What is being asked> Copy each line exactly.

Source excerpt>
++++++++

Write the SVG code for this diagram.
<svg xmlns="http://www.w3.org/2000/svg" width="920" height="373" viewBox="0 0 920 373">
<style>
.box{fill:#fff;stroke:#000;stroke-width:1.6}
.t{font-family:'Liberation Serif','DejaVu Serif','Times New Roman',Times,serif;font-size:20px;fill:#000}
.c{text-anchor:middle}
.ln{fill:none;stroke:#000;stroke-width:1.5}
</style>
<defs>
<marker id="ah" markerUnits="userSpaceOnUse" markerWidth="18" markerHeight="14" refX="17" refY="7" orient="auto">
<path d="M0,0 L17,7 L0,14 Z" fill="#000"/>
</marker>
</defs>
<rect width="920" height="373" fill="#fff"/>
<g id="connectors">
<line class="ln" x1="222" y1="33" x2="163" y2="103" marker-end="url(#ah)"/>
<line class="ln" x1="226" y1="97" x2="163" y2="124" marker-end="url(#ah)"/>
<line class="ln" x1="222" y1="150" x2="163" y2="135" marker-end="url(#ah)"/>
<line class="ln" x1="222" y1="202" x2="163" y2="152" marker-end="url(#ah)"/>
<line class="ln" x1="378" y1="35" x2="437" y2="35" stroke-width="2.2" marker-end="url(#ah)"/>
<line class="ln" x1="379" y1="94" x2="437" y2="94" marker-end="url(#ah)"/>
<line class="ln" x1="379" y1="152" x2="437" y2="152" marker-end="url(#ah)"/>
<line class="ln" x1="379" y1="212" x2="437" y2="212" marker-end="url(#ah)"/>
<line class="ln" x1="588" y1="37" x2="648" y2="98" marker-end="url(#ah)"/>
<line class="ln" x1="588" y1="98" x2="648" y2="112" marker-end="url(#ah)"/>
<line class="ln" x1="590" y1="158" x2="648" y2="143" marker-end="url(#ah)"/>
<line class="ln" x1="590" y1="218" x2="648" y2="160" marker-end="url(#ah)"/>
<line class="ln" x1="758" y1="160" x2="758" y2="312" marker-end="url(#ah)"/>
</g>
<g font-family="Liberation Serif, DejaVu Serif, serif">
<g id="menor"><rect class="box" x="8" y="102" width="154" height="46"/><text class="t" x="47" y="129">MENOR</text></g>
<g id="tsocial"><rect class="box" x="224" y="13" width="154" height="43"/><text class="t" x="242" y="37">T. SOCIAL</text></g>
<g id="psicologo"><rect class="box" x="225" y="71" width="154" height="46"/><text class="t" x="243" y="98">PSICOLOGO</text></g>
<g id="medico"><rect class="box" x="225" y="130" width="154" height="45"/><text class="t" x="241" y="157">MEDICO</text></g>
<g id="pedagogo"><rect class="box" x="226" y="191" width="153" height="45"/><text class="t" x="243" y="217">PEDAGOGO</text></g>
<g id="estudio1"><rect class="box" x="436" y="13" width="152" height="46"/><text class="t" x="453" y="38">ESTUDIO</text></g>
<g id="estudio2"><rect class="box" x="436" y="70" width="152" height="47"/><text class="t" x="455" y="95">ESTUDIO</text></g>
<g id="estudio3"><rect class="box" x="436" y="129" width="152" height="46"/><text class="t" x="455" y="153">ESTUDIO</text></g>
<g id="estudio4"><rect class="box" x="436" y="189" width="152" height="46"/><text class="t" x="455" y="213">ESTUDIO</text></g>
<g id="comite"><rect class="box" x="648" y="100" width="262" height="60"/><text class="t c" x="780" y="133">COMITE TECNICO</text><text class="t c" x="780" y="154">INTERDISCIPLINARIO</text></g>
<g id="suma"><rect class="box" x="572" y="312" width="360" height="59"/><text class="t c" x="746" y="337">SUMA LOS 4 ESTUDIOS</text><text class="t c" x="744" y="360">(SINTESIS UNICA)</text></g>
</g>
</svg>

++++++++

Answer for this exercise>
Write the SVG code for this diagram.
<svg xmlns="http://www.w3.org/2000/svg" width="920" height="373" viewBox="0 0 920 373">
<style>
.box{fill:#fff;stroke:#000;stroke-width:1.6}
.t{font-family:'Liberation Serif','DejaVu Serif','Times New Roman',Times,serif;font-size:20px;fill:#000}
.c{text-anchor:middle}
.ln{fill:none;stroke:#000;stroke-width:1.5}
</style>
<defs>
<marker id="ah" markerUnits="userSpaceOnUse" markerWidth="18" markerHeight="14" refX="17" refY="7" orient="auto">
<path d="M0,0 L17,7 L0,14 Z" fill="#000"/>
</marker>
</defs>
<rect width="920" height="373" fill="#fff"/>
<g id="connectors">
<line class="ln" x1="222" y1="33" x2="163" y2="103" marker-end="url(#ah)"/>
<line class="ln" x1="226" y1="97" x2="163" y2="124" marker-end="url(#ah)"/>
<line class="ln" x1="222" y1="150" x2="163" y2="135" marker-end="url(#ah)"/>
<line class="ln" x1="222" y1="202" x2="163" y2="152" marker-end="url(#ah)"/>
<line class="ln" x1="378" y1="35" x2="437" y2="35" stroke-width="2.2" marker-end="url(#ah)"/>
<line class="ln" x1="379" y1="94" x2="437" y2="94" marker-end="url(#ah)"/>
<line class="ln" x1="379" y1="152" x2="437" y2="152" marker-end="url(#ah)"/>
<line class="ln" x1="379" y1="212" x2="437" y2="212" marker-end="url(#ah)"/>
<line class="ln" x1="588" y1="37" x2="648" y2="98" marker-end="url(#ah)"/>
<line class="ln" x1="588" y1="98" x2="648" y2="112" marker-end="url(#ah)"/>
<line class="ln" x1="590" y1="158" x2="648" y2="143" marker-end="url(#ah)"/>
<line class="ln" x1="590" y1="218" x2="648" y2="160" marker-end="url(#ah)"/>
<line class="ln" x1="758" y1="160" x2="758" y2="312" marker-end="url(#ah)"/>
</g>
<g font-family="Liberation Serif, DejaVu Serif, serif">
<g id="menor"><rect class="box" x="8" y="102" width="154" height="46"/><text class="t" x="47" y="129">MENOR</text></g>
<g id="tsocial"><rect class="box" x="224" y="13" width="154" height="43"/><text class="t" x="242" y="37">T. SOCIAL</text></g>
<g id="psicologo"><rect class="box" x="225" y="71" width="154" height="46"/><text class="t" x="243" y="98">PSICOLOGO</text></g>
<g id="medico"><rect class="box" x="225" y="130" width="154" height="45"/><text class="t" x="241" y="157">MEDICO</text></g>
<g id="pedagogo"><rect class="box" x="226" y="191" width="153" height="45"/><text class="t" x="243" y="217">PEDAGOGO</text></g>
<g id="estudio1"><rect class="box" x="436" y="13" width="152" height="46"/><text class="t" x="453" y="38">ESTUDIO</text></g>
<g id="estudio2"><rect class="box" x="436" y="70" width="152" height="47"/><text class="t" x="455" y="95">ESTUDIO</text></g>
<g id="estudio3"><rect class="box" x="436" y="129" width="152" height="46"/><text class="t" x="455" y="153">ESTUDIO</text></g>
<g id="estudio4"><rect class="box" x="436" y="189" width="152" height="46"/><text class="t" x="455" y="213">ESTUDIO</text></g>
<g id="comite"><rect class="box" x="648" y="100" width="262" height="60"/><text class="t c" x="780" y="133">COMITE TECNICO</text><text class="t c" x="780" y="154">INTERDISCIPLINARIO</text></g>
<g id="suma"><rect class="box" x="572" y="312" width="360" height="59"/><text class="t c" x="746" y="337">SUMA LOS 4 ESTUDIOS</text><text class="t c" x="744" y="360">(SINTESIS UNICA)</text></g>
</g>
</svg>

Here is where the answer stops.